▸ Data:
* * * * * * * * *

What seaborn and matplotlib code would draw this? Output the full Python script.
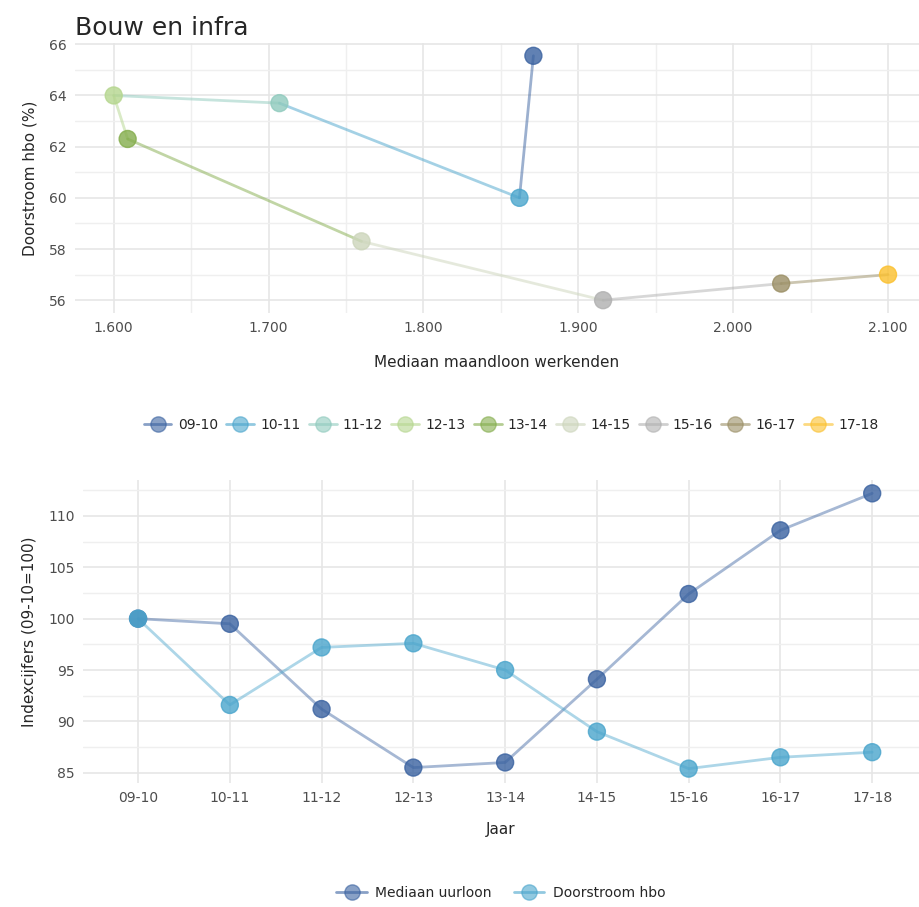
import pandas as pd
import numpy as np
import matplotlib
matplotlib.use("Agg")
import matplotlib.pyplot as plt
import seaborn as sns
from matplotlib.lines import Line2D
from matplotlib.ticker import FuncFormatter, MultipleLocator

# data
jaren = ["09-10", "10-11", "11-12", "12-13", "13-14", "14-15", "15-16", "16-17", "17-18"]
maandloon = [1871, 1862, 1707, 1600, 1609, 1760, 1916, 2031, 2100]
doorstroom = [65.55, 60.0, 63.7, 64.0, 62.3, 58.3, 56.0, 56.65, 57.0]
idx_uurloon = [100, 99.5, 91.2, 85.5, 86.0, 94.1, 102.4, 108.6, 112.2]
idx_doorstroom = [100, 91.6, 97.2, 97.6, 95.0, 89.0, 85.4, 86.5, 87.0]

kleuren = ["#3a62a0", "#4aa5cc", "#8fcabd", "#b5d68e", "#84ad4c",
           "#ccd5bb", "#b0b0b0", "#9a8e64", "#fbc02d"]
pal = dict(zip(jaren, kleuren))
reeks_kleur = {"Mediaan uurloon": "#3a62a0", "Doorstroom hbo": "#4aa5cc"}

sns.set_theme(style="whitegrid")
plt.rcParams["font.family"] = ["DejaVu Sans"]
grid = "#e6e6e6"

fig = plt.figure(figsize=(9.19, 9.07), dpi=100)
W, H = 919, 907
ax1 = fig.add_axes([75 / W, 1 - 313 / H, (919 - 75) / W, (313 - 43) / H])
ax2 = fig.add_axes([83 / W, 1 - 783 / H, (919 - 83) / W, (783 - 480) / H])

# top panel: path through the years, each piece coloured by its start year
pts = pd.DataFrame({"jaar": jaren, "loon": maandloon, "door": doorstroom})
segs = []
for i in range(len(jaren) - 1):
    segs.append({"seg": jaren[i], "loon": maandloon[i], "door": doorstroom[i]})
    segs.append({"seg": jaren[i], "loon": maandloon[i + 1], "door": doorstroom[i + 1]})
segs = pd.DataFrame(segs)

sns.lineplot(data=segs, x="loon", y="door", hue="seg", palette=pal, sort=False,
             estimator=None, lw=2, alpha=0.5, legend=False, ax=ax1)
sns.scatterplot(data=pts, x="loon", y="door", hue="jaar", palette=pal, s=150,
                alpha=0.8, edgecolor=kleuren, linewidth=1, legend=False, ax=ax1, zorder=3)
ax1.set_xlim(1575, 2120)
ax1.set_ylim(55.5, 66.05)
ax1.xaxis.set_major_locator(MultipleLocator(100))
ax1.xaxis.set_minor_locator(MultipleLocator(50))
ax1.yaxis.set_major_locator(MultipleLocator(2))
ax1.yaxis.set_minor_locator(MultipleLocator(1))
ax1.xaxis.set_major_formatter(FuncFormatter(lambda v, p: f"{v/1000:.3f}"))
ax1.set_xlabel("Mediaan maandloon werkenden", fontsize=11, labelpad=14)
ax1.set_ylabel("Doorstroom hbo (%)", fontsize=11, labelpad=8)
ax1.set_title("Bouw en infra", fontsize=18, loc="left", x=0, y=1.0, pad=6)

# bottom panel: index numbers
lang = pd.DataFrame({
    "Jaar": jaren * 2,
    "index": idx_uurloon + idx_doorstroom,
    "reeks": ["Mediaan uurloon"] * len(jaren) + ["Doorstroom hbo"] * len(jaren),
})
sns.lineplot(data=lang, x="Jaar", y="index", hue="reeks", palette=reeks_kleur,
             lw=2, alpha=0.45, legend=False, ax=ax2, sort=False)
sns.scatterplot(data=lang, x="Jaar", y="index", hue="reeks", palette=reeks_kleur,
                s=150, alpha=0.8, linewidth=1,
                edgecolor=[reeks_kleur[r] for r in lang["reeks"]],
                legend=False, ax=ax2, zorder=3)
ax2.set_xlim(-0.6, 8.51)
ax2.set_ylim(84.0, 113.5)
ax2.yaxis.set_major_locator(MultipleLocator(5))
ax2.yaxis.set_minor_locator(MultipleLocator(2.5))
ax2.set_xlabel("Jaar", fontsize=11, labelpad=12)
ax2.set_ylabel("Indexcijfers (09-10=100)", fontsize=11, labelpad=8)

for ax in (ax1, ax2):
    ax.set_facecolor("white")
    for s in ax.spines.values():
        s.set_visible(False)
    ax.grid(True, which="major", color=grid, lw=1.2)
    ax.grid(True, which="minor", color="#efefef", lw=1.0)
    ax.tick_params(which="both", length=0, labelsize=10, colors="#4d4d4d", pad=6)
    ax.set_axisbelow(True)
ax2.xaxis.grid(True, which="minor", lw=0)

# legends
h1 = [Line2D([], [], color=c, lw=2, alpha=0.6, marker="o", markersize=11,
             markerfacecolor=c, markeredgecolor=c) for c in kleuren]
fig.legend(h1, jaren, loc="center", bbox_to_anchor=(0.556, 1 - 425 / H), ncol=9,
           frameon=False, fontsize=10, handlelength=2.0, handletextpad=0.45,
           columnspacing=0.6)
h2 = [Line2D([], [], color=c, lw=2, alpha=0.6, marker="o", markersize=11,
             markerfacecolor=c, markeredgecolor=c) for c in reeks_kleur.values()]
fig.legend(h2, list(reeks_kleur.keys()), loc="center", bbox_to_anchor=(0.545, 1 - 893 / H),
           ncol=2, frameon=False, fontsize=10, handlelength=2.2, handletextpad=0.6,
           columnspacing=1.6)

fig.savefig("out.png", dpi=100, facecolor="white")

* * * * * * * * *

▸ Exercise directions:
Gather all lines from the listing above in which "seaborn" occurs.

▸ Worked answer:
What seaborn and matplotlib code would draw this? Output the full Python script.
import seaborn as sns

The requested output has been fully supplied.